OK, I understand that perspective.
So, if I am hearing you correctly, when you say “your rights end where my autonomy begins”, you aren’t suggesting a limit on rights, that is, you aren’t saying we should ask the authority to oppress us so that we don’t hear idiotic opinions. What you are saying is more along the lines of “I’ll punch the Nazi.”
Is that right?
I can live with that.
The song is mostly ragging on Afrikaners, who were regarded rightly or wrongly as the driving force behind apartheid (itself an Afrikaans word). The chorus sing in Afrikaans accents and wear rugby shirts, because in South Africa rugby is associated with Afrikaners while cricket is associated with English-speakers.

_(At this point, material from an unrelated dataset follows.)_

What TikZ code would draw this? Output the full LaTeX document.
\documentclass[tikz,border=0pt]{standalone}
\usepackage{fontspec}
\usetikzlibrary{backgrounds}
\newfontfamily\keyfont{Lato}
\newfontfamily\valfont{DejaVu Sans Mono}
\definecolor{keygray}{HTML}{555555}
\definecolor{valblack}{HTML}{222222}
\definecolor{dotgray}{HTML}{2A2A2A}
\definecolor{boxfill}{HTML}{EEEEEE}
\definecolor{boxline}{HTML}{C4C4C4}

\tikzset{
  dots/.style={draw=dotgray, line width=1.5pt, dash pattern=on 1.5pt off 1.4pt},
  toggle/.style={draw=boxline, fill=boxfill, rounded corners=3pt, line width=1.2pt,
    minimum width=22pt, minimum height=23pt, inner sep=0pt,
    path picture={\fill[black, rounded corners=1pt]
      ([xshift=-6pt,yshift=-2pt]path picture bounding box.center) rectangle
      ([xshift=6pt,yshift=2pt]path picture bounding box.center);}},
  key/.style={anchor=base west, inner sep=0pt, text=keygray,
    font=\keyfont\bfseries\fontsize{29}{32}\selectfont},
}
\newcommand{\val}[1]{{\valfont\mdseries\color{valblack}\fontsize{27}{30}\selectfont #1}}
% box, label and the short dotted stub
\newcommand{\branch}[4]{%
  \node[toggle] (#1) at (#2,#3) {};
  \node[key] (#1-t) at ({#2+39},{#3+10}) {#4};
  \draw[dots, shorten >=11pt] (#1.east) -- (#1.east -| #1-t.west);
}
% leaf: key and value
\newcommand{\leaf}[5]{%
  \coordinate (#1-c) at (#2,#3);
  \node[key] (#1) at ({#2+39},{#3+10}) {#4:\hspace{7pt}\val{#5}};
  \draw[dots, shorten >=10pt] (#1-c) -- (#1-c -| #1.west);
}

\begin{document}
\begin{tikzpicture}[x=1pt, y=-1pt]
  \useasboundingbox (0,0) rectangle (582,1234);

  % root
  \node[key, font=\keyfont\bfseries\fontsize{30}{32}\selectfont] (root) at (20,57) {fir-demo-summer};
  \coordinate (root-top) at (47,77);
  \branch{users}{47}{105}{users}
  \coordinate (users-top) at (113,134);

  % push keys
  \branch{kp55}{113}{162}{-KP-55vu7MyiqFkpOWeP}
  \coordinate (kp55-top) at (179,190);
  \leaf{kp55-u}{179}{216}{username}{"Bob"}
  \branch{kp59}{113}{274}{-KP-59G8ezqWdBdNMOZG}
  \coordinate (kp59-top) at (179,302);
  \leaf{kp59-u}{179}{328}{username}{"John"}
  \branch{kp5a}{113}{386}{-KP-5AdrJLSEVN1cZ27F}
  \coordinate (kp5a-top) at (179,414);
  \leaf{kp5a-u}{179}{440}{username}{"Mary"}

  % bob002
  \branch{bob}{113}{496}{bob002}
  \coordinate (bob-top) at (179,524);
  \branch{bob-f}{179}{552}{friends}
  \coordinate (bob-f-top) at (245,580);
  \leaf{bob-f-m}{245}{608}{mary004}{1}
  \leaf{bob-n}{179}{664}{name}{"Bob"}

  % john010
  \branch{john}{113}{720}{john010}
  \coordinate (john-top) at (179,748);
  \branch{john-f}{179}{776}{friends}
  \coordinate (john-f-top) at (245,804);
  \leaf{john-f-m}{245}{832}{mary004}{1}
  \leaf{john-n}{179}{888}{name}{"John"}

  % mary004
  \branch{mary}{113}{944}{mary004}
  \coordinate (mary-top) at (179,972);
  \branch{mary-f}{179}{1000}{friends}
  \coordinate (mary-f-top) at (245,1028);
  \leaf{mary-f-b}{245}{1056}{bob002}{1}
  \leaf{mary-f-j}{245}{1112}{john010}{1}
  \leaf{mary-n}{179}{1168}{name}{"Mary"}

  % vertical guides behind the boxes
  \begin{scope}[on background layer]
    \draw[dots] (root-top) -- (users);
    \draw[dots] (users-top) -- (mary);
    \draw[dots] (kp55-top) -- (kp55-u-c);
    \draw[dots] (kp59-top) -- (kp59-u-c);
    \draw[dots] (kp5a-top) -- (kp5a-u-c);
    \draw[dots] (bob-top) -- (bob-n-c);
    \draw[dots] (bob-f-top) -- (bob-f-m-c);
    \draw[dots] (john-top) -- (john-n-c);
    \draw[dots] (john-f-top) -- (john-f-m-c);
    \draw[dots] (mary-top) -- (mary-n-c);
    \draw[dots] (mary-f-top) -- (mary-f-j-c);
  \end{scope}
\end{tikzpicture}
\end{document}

It sounds as if what you are saying is that (a) all relationships in any society are power relationships and (b) if you perceive that you are being oppressed, the only useful response is to exercise your right, oops, power of self defense.
Okay I guess. But in my country there are about three hundred million people with a widely differing range of views and many of them are very well equipped for self defense. The result if they all adopt your point of view should be…interesting.

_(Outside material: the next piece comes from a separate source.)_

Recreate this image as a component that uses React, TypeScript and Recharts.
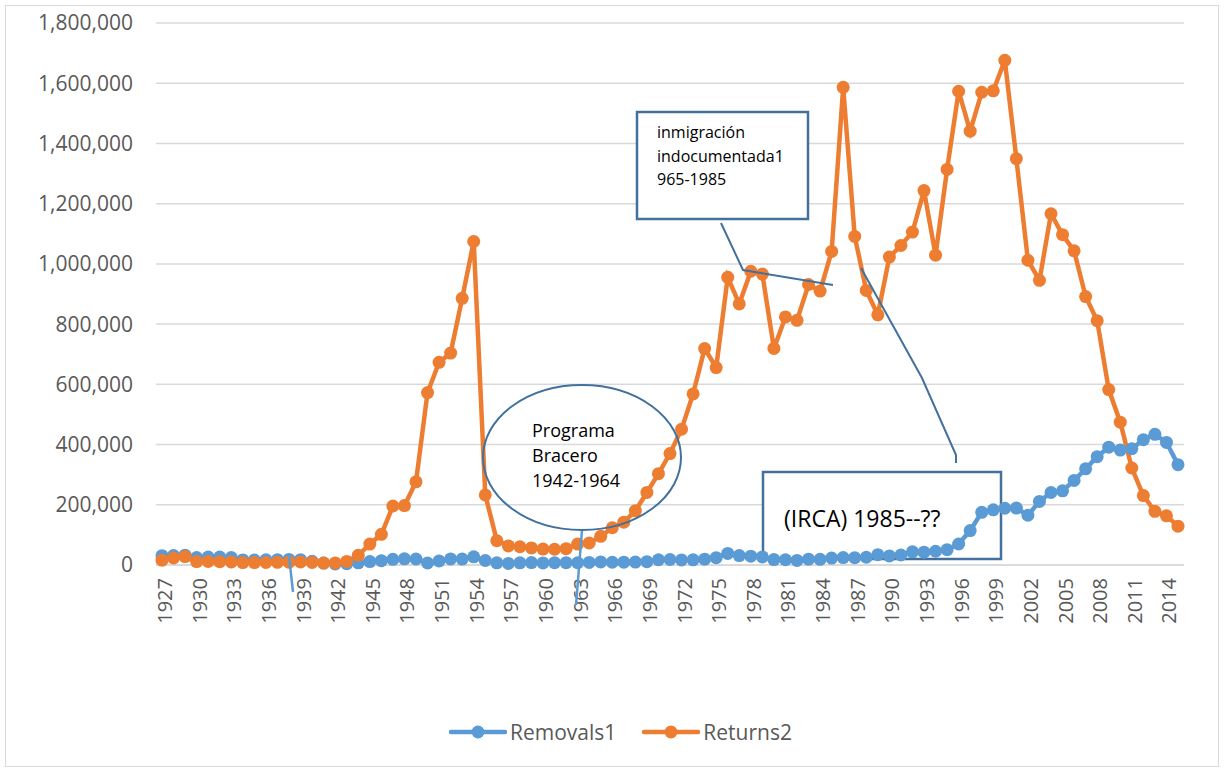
import React from 'react';
import { LineChart, Line, XAxis, YAxis, CartesianGrid, Legend, Customized } from 'recharts';

const years: number[] = [];
for (let y = 1927; y <= 2015; y++) years.push(y);

const removals: number[] = [
  31000, 31600, 32700, 24900, 26500, 26500, 25000, 16900, 16300, 17400,
  17600, 18600, 17800, 12300, 6500, 3700, 4200, 7200, 11300, 14400,
  18700, 20400, 20000, 6600, 13500, 20200, 19800, 27000, 15000, 7300,
  5100, 7100, 8000, 6800, 7400, 7600, 7500, 8700, 10100, 9200,
  9300, 9600, 11000, 17500, 18300, 16900, 17300, 19400, 24400, 38500,
  31300, 29300, 26800, 18000, 17400, 15200, 19200, 18700, 23100, 24600,
  24300, 25800, 34400, 30000, 33200, 43700, 42500, 45700, 50900, 69700,
  114400, 174800, 183100, 188500, 189000, 165200, 211100, 240700, 246400, 281000,
  319400, 359800, 391300, 381700, 386000, 416300, 434000, 407100, 333300,
];

const returns: number[] = [
  15900, 23600, 28000, 11400, 11700, 10800, 10300, 8000, 8000, 8300,
  8800, 9300, 10200, 8600, 6500, 6900, 11900, 32300, 69500, 101900,
  195900, 197200, 276300, 572600, 673200, 703800, 885600, 1074300, 232800, 80900,
  63400, 60600, 56600, 52800, 52400, 54200, 69400, 73000, 95300, 123700,
  142300, 180000, 241000, 303300, 370100, 450900, 568000, 718700, 655800, 955400,
  867000, 975500, 966100, 719200, 823900, 812600, 931600, 909800, 1041300, 1586300,
  1091200, 911800, 830900, 1022500, 1061100, 1105800, 1243400, 1029100, 1313800, 1573400,
  1440700, 1570100, 1574900, 1675900, 1349400, 1012100, 945300, 1166600, 1096900, 1043400,
  891400, 811300, 582600, 474200, 322100, 230400, 178400, 163200, 129100,
];

const yTicks: number[] = [0, 200000, 400000, 600000, 800000, 1000000, 1200000, 1400000, 1600000, 1800000];

const seriesNames = ['Removals1', 'Returns2'];
const BLUE = '#5B9BD5';
const ORANGE = '#ED7D31';
const DARK = '#41719C';
const FONT = '"Open Sans", "Liberation Sans", sans-serif';

const data = years.map((y, i) => ({ year: String(y), removals: removals[i], returns: returns[i] }));

const XTick = (props: any) => {
  const { x, y, payload } = props;
  return (
    <text
      transform={`translate(${x + 10},${y}) rotate(-90)`}
      textAnchor="end"
      fontSize={20}
      fontFamily={FONT}
      fill="#595959"
    >
      {payload.value}
    </text>
  );
};

const LegendContent = () => (
  <div style={{ display: 'flex', alignItems: 'center', fontFamily: FONT, fontSize: 21, color: '#595959' }}>
    {[BLUE, ORANGE].map((c, i) => (
      <div key={i} style={{ display: 'flex', alignItems: 'center', marginRight: i === 0 ? 26 : 0 }}>
        <svg width={58} height={16} style={{ marginRight: 3 }}>
          <line x1={2} y1={8} x2={56} y2={8} stroke={c} strokeWidth={4.5} strokeLinecap="round" />
          <circle cx={29} cy={8} r={6.5} fill={c} />
        </svg>
        <span>{seriesNames[i]}</span>
      </div>
    ))}
  </div>
);

const IrcaBox = () => (
  <g>
    <rect x={763} y={472} width={238} height={87} fill="#FFFFFF" stroke={DARK} strokeWidth={2.5} />
    <text x={784} y={527} fontSize={23} fontFamily={FONT} fill="#000000">(IRCA) 1985--??</text>
  </g>
);

export default function App() {
  return (
    <div style={{ position: 'absolute', left: 0, top: 0, width: 1226, height: 773, background: '#FFFFFF' }}>
      <div style={{ position: 'absolute', left: 5, top: 5, width: 1214, height: 762, border: '1.5px solid #D9D9D9', boxSizing: 'border-box' }} />
      <LineChart
        width={1226}
        height={773}
        data={data}
        margin={{ top: 23, right: 42, bottom: 138, left: 0 }}
      >
        <CartesianGrid vertical={false} stroke="#D9D9D9" strokeWidth={1.5} />
        <XAxis
          dataKey="year"
          interval={2}
          padding={{ left: 6, right: 6 }}
          tick={<XTick />}
          tickLine={false}
          tickSize={0}
          tickMargin={13}
          height={70}
          axisLine={{ stroke: '#D9D9D9', strokeWidth: 1.5 }}
        />
        <YAxis
          type="number"
          domain={[0, 1800000]}
          ticks={yTicks}
          width={156}
          tickLine={false}
          axisLine={false}
          tickSize={0}
          tickMargin={23}
          tickFormatter={(v: number) => v.toLocaleString('en-US')}
          tick={{ fontSize: 21, fill: '#595959', fontFamily: FONT }}
        />
        <Customized component={IrcaBox} />
        <Line
          dataKey="removals"
          name={seriesNames[0]}
          stroke={BLUE}
          strokeWidth={4.5}
          dot={{ r: 6.5, fill: BLUE, stroke: 'none' }}
          activeDot={false}
          isAnimationActive={false}
        />
        <Line
          dataKey="returns"
          name={seriesNames[1]}
          stroke={ORANGE}
          strokeWidth={4.5}
          dot={{ r: 6.5, fill: ORANGE, stroke: 'none' }}
          activeDot={false}
          isAnimationActive={false}
        />
        <Legend
          layout="horizontal"
          verticalAlign="middle"
          align="center"
          wrapperStyle={{ top: 718, left: 449, width: 380 }}
          content={<LegendContent />}
        />
      </LineChart>
      <svg width={1226} height={773} style={{ position: 'absolute', left: 0, top: 0, pointerEvents: 'none' }}>
        <line x1={289} y1={556} x2={293} y2={592} stroke={BLUE} strokeWidth={2.5} />
        <line x1={582} y1={530} x2={576} y2={605} stroke={BLUE} strokeWidth={2.5} />
        <ellipse cx={582} cy={457.5} rx={99} ry={72.5} fill="none" stroke={DARK} strokeWidth={2} />
        <text fontSize={18} fontFamily={FONT} fill="#000000">
          <tspan x={532} y={437}>Programa</tspan>
          <tspan x={532} y={462}>Bracero</tspan>
          <tspan x={532} y={487}>1942-1964</tspan>
        </text>
        <rect x={637} y={112} width={171} height={107} fill="#FFFFFF" stroke={DARK} strokeWidth={2.5} />
        <text fontSize={16} fontFamily={FONT} fill="#000000">
          <tspan x={657} y={138}>inmigración</tspan>
          <tspan x={657} y={162}>indocumentada1</tspan>
          <tspan x={657} y={185}>965-1985</tspan>
        </text>
        <polyline points="721,223 743,270 833,285" fill="none" stroke={DARK} strokeWidth={2} />
        <polyline points="861,268 922,378 956,455 956,463" fill="none" stroke={DARK} strokeWidth={2} />
      </svg>
    </div>
  );
}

I’m pretty sure that’s not a thing that happened.
There’s some kind of regulation preventing them from being placed in some government-owned cemetaries or something? They’re not outlawed in general.
Of course the Nazis can then punch back. This could lead to 1931 Germany, with the Rotfront and the Sturmabteilung duking it out in the streets. Did not turn out well.

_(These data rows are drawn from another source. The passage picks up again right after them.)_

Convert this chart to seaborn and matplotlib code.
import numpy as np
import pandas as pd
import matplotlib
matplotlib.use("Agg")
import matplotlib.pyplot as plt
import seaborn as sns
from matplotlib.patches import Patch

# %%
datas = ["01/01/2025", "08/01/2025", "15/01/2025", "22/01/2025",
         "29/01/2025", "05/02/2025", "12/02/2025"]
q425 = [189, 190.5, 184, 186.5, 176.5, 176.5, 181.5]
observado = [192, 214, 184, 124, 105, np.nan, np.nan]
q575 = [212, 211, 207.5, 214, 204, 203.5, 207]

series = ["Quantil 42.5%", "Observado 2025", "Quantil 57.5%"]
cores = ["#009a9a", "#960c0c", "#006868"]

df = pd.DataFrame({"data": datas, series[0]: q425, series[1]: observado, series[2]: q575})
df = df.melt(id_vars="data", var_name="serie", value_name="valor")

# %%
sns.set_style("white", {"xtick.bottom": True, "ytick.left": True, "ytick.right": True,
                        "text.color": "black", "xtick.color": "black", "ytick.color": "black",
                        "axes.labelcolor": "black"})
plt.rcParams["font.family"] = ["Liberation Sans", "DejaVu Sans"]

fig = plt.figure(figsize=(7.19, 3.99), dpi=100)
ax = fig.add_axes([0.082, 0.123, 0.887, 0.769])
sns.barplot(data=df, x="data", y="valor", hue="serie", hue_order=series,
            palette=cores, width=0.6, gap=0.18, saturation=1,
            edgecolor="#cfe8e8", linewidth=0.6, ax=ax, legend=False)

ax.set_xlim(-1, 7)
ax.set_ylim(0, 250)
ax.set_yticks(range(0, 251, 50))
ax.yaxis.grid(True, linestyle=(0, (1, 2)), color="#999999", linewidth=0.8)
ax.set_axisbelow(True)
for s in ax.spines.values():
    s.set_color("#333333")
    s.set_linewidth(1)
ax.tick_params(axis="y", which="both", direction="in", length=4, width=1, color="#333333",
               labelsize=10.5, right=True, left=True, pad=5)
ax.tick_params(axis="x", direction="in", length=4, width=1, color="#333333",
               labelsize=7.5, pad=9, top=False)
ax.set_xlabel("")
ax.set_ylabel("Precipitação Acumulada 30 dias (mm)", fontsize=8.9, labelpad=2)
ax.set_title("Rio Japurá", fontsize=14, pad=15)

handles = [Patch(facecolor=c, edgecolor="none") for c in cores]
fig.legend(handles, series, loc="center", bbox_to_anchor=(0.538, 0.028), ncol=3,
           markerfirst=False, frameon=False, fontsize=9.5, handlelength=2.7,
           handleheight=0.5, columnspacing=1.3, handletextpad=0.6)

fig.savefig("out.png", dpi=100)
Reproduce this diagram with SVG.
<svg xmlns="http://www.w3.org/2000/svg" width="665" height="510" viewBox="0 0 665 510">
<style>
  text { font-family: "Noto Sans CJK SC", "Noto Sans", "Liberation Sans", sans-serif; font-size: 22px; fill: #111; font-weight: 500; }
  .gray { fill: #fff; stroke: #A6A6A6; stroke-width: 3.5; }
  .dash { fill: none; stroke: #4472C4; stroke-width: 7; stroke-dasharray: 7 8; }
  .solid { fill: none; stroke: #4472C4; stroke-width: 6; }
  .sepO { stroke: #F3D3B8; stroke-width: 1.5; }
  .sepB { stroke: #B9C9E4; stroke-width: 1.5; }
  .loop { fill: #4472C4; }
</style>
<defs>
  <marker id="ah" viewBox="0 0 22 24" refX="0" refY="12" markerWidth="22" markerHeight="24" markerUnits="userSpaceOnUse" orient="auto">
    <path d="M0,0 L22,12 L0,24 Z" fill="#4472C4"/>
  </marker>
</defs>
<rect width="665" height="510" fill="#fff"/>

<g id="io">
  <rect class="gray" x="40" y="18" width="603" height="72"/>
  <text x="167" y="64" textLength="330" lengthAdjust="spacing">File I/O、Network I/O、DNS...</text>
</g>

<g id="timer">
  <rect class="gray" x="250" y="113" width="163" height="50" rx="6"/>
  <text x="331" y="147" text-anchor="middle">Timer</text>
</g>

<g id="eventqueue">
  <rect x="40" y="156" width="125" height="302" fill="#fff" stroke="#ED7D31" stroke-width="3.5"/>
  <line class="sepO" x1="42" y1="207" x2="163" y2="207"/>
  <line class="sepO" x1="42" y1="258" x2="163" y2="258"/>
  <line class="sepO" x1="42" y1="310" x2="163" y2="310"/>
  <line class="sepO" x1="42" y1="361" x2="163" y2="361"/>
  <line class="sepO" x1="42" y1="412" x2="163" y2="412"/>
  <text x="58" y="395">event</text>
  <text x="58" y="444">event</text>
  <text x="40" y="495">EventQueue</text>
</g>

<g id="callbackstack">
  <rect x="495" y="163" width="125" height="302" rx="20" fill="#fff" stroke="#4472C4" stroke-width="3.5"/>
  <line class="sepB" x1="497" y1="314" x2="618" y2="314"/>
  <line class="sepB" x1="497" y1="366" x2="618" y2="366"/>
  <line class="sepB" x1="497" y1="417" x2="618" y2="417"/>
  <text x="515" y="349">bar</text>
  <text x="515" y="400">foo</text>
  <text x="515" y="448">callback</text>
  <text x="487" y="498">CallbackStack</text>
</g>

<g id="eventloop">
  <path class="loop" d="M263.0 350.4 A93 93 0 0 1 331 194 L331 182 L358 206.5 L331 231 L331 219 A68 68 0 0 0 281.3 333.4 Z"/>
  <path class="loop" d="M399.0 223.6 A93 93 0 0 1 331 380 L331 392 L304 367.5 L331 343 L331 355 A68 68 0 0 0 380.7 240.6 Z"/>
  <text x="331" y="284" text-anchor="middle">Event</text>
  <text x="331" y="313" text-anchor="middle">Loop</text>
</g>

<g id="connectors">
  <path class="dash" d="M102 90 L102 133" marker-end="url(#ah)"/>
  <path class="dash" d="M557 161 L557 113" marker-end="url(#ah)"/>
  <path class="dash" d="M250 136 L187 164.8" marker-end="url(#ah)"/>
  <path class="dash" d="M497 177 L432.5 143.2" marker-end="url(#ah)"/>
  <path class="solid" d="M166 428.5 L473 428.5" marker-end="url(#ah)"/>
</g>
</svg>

I’d argue that they all had some positive impact at first, but in 1866, that was enforced by the reconstruction regime built by radical republicans. African Americans made strides locally and even in congress during reconstruction, which a lot of people tend to forget. They think that segregation happened immediately after the civil war, and that’s not the case. The first black man in congress was during reconstruction. The 20th century civil rights acts also had some positive impact, such as with people actually being able to vote again, but once again, things are backsliding pretty bad. We’re back to the same levels of school segregation as we had in 1968.
This is why history matters, of course. Because although I don’t believe history repeats, it certainly echoes.
Fuck that noise. Language matters, because language is our primary basis for connection and socialization, and being isolated through language has actual fucking consequences for people.
Sometimes I like to remember this (reformatted in a gross violation of its original rhetorical strength):
There are those who are asking the devotees of civil rights, “When will you be satisfied?” We can never be satisfied as long as:
- the Negro is the victim of the unspeakable horrors of police brutality.
- as long as our bodies, heavy with the fatigue of travel, cannot gain lodging in the motels of the highways and the hotels of the cities.
- as long as the Negro’s basic mobility is from a smaller ghetto to a larger one.
- our children are stripped of their selfhood and robbed of their dignity by signs stating “For Whites Only”.
- a Negro in Mississippi cannot vote
- a Negro in New York believes he has nothing for which to vote.
It’d be nice if America could at least get through that list.
Yeah, “good triumphs over evil” is a fairy tale, sometime evil wins. That’s a pretty shoddy reason not to fight, though. (Though obviously if we want to stop rising white supremacy simply punching people is not going to be sufficient)
On the one hand, I find the lady’s conduct disgusting and I wish things like that never happened.
On the other hand, she was prosecuted for her hate. Something that wouldn’t have happened 15 or 20 years ago. I think South Africa has come a long way. Still a long way to go, but at least the country appears to be moving in the right direction.
The US is not moving in the right direction.